* _Stated task_: Repeat every line of the listing below exactly, minus the pictures.

* _Data lines_:
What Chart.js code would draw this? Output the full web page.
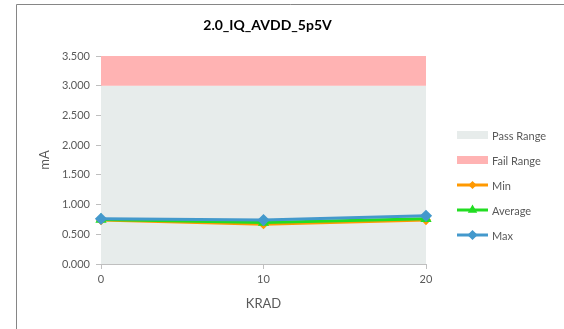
<!DOCTYPE html>
<html>
<head>
<meta charset="utf-8">
<script src="https://cdn.jsdelivr.net/npm/chart.js@4.4.0/dist/chart.umd.min.js"></script>
<style>
    html, body { margin: 0; padding: 0; background: #fff; }
    #wrap { width: 564px; height: 329px; position: relative; }
</style>
</head>
<body>
<div id="wrap"><canvas id="iqChart"></canvas></div>
<script>
// Chart data
const chartTitle = '2.0_IQ_AVDD_5p5V';
const krad = ['0', '10', '20'];
const passLimit = [3.0, 3.0, 3.0];
const failLimit = [3.5, 3.5, 3.5];
const minValues = [0.74, 0.67, 0.74];
const avgValues = [0.75, 0.70, 0.76];
const maxValues = [0.76, 0.74, 0.81];
const yTicks = [0, 0.5, 1.0, 1.5, 2.0, 2.5, 3.0, 3.5];

const FONT = 'Lato, "Open Sans", sans-serif';
const TEXT = '#595959';

// Frame, title and legend drawn around the plot
const decorPlugin = {
    id: 'decor',
    beforeDraw(chart) {
        const ctx = chart.ctx;
        ctx.save();
        ctx.strokeStyle = '#868686';
        ctx.lineWidth = 1;
        ctx.beginPath();
        ctx.moveTo(16.5, chart.height);
        ctx.lineTo(16.5, 4.5);
        ctx.lineTo(chart.width, 4.5);
        ctx.stroke();
        ctx.restore();
    },
    afterDraw(chart) {
        const ctx = chart.ctx;
        const area = chart.chartArea;
        ctx.save();
        ctx.fillStyle = '#000';
        ctx.font = 'bold 14px ' + FONT;
        ctx.textAlign = 'center';
        ctx.textBaseline = 'middle';
        ctx.fillText(chartTitle, (area.left + area.right) / 2 + 4, 25);

        // legend
        ctx.font = '11px ' + FONT;
        ctx.textAlign = 'left';
        const x0 = 457, x1 = 488;
        chart.data.datasets.forEach((ds, i) => {
            const y = 135 + i * 25;
            if (ds.fill) {
                ctx.fillStyle = ds.backgroundColor;
                ctx.fillRect(x0, y - 4, x1 - x0, 8);
            } else {
                ctx.strokeStyle = ds.borderColor;
                ctx.lineWidth = 3;
                ctx.beginPath();
                ctx.moveTo(x0, y);
                ctx.lineTo(x1, y);
                ctx.stroke();
                ctx.fillStyle = ds.borderColor;
                Chart.helpers.drawPoint(ctx, {
                    pointStyle: ds.pointStyle,
                    radius: ds.pointRadius - 1,
                    rotation: 0,
                    borderWidth: 1
                }, (x0 + x1) / 2, y);
                ctx.fill();
            }
            ctx.fillStyle = TEXT;
            ctx.fillText(ds.label, 492, y + 1);
        });
        ctx.restore();
    }
};

function lineSeries(label, data, color, style, radius, order) {
    return {
        label: label,
        data: data,
        borderColor: color,
        backgroundColor: color,
        pointBackgroundColor: color,
        pointBorderColor: color,
        borderWidth: 3,
        pointStyle: style,
        pointRadius: radius,
        fill: false,
        tension: 0,
        order: order
    };
}

new Chart(document.getElementById('iqChart'), {
    type: 'line',
    data: {
        labels: krad,
        datasets: [{
            label: 'Pass Range',
            data: passLimit,
            backgroundColor: '#E7ECEB',
            borderWidth: 0,
            pointRadius: 0,
            fill: 'origin',
            order: 4
        }, {
            label: 'Fail Range',
            data: failLimit,
            backgroundColor: '#FFB3B3',
            borderWidth: 0,
            pointRadius: 0,
            fill: '-1',
            order: 3
        },
            lineSeries('Min', minValues, '#FF9900', 'rectRot', 3, 2),
            lineSeries('Average', avgValues, '#22DD22', 'triangle', 3.5, 1),
            lineSeries('Max', maxValues, '#4499CC', 'rectRot', 4, 0)
        ]
    },
    options: {
        responsive: true,
        maintainAspectRatio: false,
        animation: false,
        layout: {
            padding: { left: 22, right: 138, top: 56, bottom: 0 }
        },
        plugins: {
            legend: { display: false },
            tooltip: { enabled: false }
        },
        scales: {
            x: {
                offset: false,
                grid: { drawOnChartArea: false, tickLength: 5, color: '#BFBFBF' },
                border: { color: '#BFBFBF' },
                ticks: { color: TEXT, font: { family: FONT, size: 11 }, padding: 4, maxRotation: 0 },
                title: {
                    display: true, text: 'KRAD', color: TEXT,
                    font: { family: FONT, size: 13 }, padding: { top: 6, bottom: 17 }
                },
                afterFit(scale) { scale.height = 65; }
            },
            y: {
                min: 0,
                max: 3.5,
                afterBuildTicks(scale) { scale.ticks = yTicks.map(v => ({ value: v })); },
                grid: { drawOnChartArea: false, tickLength: 5, color: '#BFBFBF' },
                border: { color: '#BFBFBF' },
                ticks: {
                    color: TEXT, font: { family: FONT, size: 11 }, padding: 6,
                    callback: v => Number(v).toFixed(3)
                },
                title: {
                    display: true, text: 'mA', color: TEXT,
                    font: { family: FONT, size: 13 }, padding: { top: 15, bottom: 0 }
                },
                afterFit(scale) { scale.width = 101 - 22; }
            }
        }
    },
    plugins: [decorPlugin]
});
</script>
</body>
</html>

* _Completed exercise_:
What Chart.js code would draw this? Output the full web page.
<!DOCTYPE html>
<html>
<head>
<meta charset="utf-8">
<script src="https://cdn.jsdelivr.net/npm/chart.js@4.4.0/dist/chart.umd.min.js"></script>
<style>
    html, body { margin: 0; padding: 0; background: #fff; }
    #wrap { width: 564px; height: 329px; position: relative; }
</style>
</head>
<body>
<div id="wrap"><canvas id="iqChart"></canvas></div>
<script>
// Chart data
const chartTitle = '2.0_IQ_AVDD_5p5V';
const krad = ['0', '10', '20'];
const passLimit = [3.0, 3.0, 3.0];
const failLimit = [3.5, 3.5, 3.5];
const minValues = [0.74, 0.67, 0.74];
const avgValues = [0.75, 0.70, 0.76];
const maxValues = [0.76, 0.74, 0.81];
const yTicks = [0, 0.5, 1.0, 1.5, 2.0, 2.5, 3.0, 3.5];

const FONT = 'Lato, "Open Sans", sans-serif';
const TEXT = '#595959';

// Frame, title and legend drawn around the plot
const decorPlugin = {
    id: 'decor',
    beforeDraw(chart) {
        const ctx = chart.ctx;
        ctx.save();
        ctx.strokeStyle = '#868686';
        ctx.lineWidth = 1;
        ctx.beginPath();
        ctx.moveTo(16.5, chart.height);
        ctx.lineTo(16.5, 4.5);
        ctx.lineTo(chart.width, 4.5);
        ctx.stroke();
        ctx.restore();
    },
    afterDraw(chart) {
        const ctx = chart.ctx;
        const area = chart.chartArea;
        ctx.save();
        ctx.fillStyle = '#000';
        ctx.font = 'bold 14px ' + FONT;
        ctx.textAlign = 'center';
        ctx.textBaseline = 'middle';
        ctx.fillText(chartTitle, (area.left + area.right) / 2 + 4, 25);

        // legend
        ctx.font = '11px ' + FONT;
        ctx.textAlign = 'left';
        const x0 = 457, x1 = 488;
        chart.data.datasets.forEach((ds, i) => {
            const y = 135 + i * 25;
            if (ds.fill) {
                ctx.fillStyle = ds.backgroundColor;
                ctx.fillRect(x0, y - 4, x1 - x0, 8);
            } else {
                ctx.strokeStyle = ds.borderColor;
                ctx.lineWidth = 3;
                ctx.beginPath();
                ctx.moveTo(x0, y);
                ctx.lineTo(x1, y);
                ctx.stroke();
                ctx.fillStyle = ds.borderColor;
                Chart.helpers.drawPoint(ctx, {
                    pointStyle: ds.pointStyle,
                    radius: ds.pointRadius - 1,
                    rotation: 0,
                    borderWidth: 1
                }, (x0 + x1) / 2, y);
                ctx.fill();
            }
            ctx.fillStyle = TEXT;
            ctx.fillText(ds.label, 492, y + 1);
        });
        ctx.restore();
    }
};

function lineSeries(label, data, color, style, radius, order) {
    return {
        label: label,
        data: data,
        borderColor: color,
        backgroundColor: color,
        pointBackgroundColor: color,
        pointBorderColor: color,
        borderWidth: 3,
        pointStyle: style,
        pointRadius: radius,
        fill: false,
        tension: 0,
        order: order
    };
}

new Chart(document.getElementById('iqChart'), {
    type: 'line',
    data: {
        labels: krad,
        datasets: [{
            label: 'Pass Range',
            data: passLimit,
            backgroundColor: '#E7ECEB',
            borderWidth: 0,
            pointRadius: 0,
            fill: 'origin',
            order: 4
        }, {
            label: 'Fail Range',
            data: failLimit,
            backgroundColor: '#FFB3B3',
            borderWidth: 0,
            pointRadius: 0,
            fill: '-1',
            order: 3
        },
            lineSeries('Min', minValues, '#FF9900', 'rectRot', 3, 2),
            lineSeries('Average', avgValues, '#22DD22', 'triangle', 3.5, 1),
            lineSeries('Max', maxValues, '#4499CC', 'rectRot', 4, 0)
        ]
    },
    options: {
        responsive: true,
        maintainAspectRatio: false,
        animation: false,
        layout: {
            padding: { left: 22, right: 138, top: 56, bottom: 0 }
        },
        plugins: {
            legend: { display: false },
            tooltip: { enabled: false }
        },
        scales: {
            x: {
                offset: false,
                grid: { drawOnChartArea: false, tickLength: 5, color: '#BFBFBF' },
                border: { color: '#BFBFBF' },
                ticks: { color: TEXT, font: { family: FONT, size: 11 }, padding: 4, maxRotation: 0 },
                title: {
                    display: true, text: 'KRAD', color: TEXT,
                    font: { family: FONT, size: 13 }, padding: { top: 6, bottom: 17 }
                },
                afterFit(scale) { scale.height = 65; }
            },
            y: {
                min: 0,
                max: 3.5,
                afterBuildTicks(scale) { scale.ticks = yTicks.map(v => ({ value: v })); },
                grid: { drawOnChartArea: false, tickLength: 5, color: '#BFBFBF' },
                border: { color: '#BFBFBF' },
                ticks: {
                    color: TEXT, font: { family: FONT, size: 11 }, padding: 6,
                    callback: v => Number(v).toFixed(3)
                },
                title: {
                    display: true, text: 'mA', color: TEXT,
                    font: { family: FONT, size: 13 }, padding: { top: 15, bottom: 0 }
                },
                afterFit(scale) { scale.width = 101 - 22; }
            }
        }
    },
    plugins: [decorPlugin]
});
</script>
</body>
</html>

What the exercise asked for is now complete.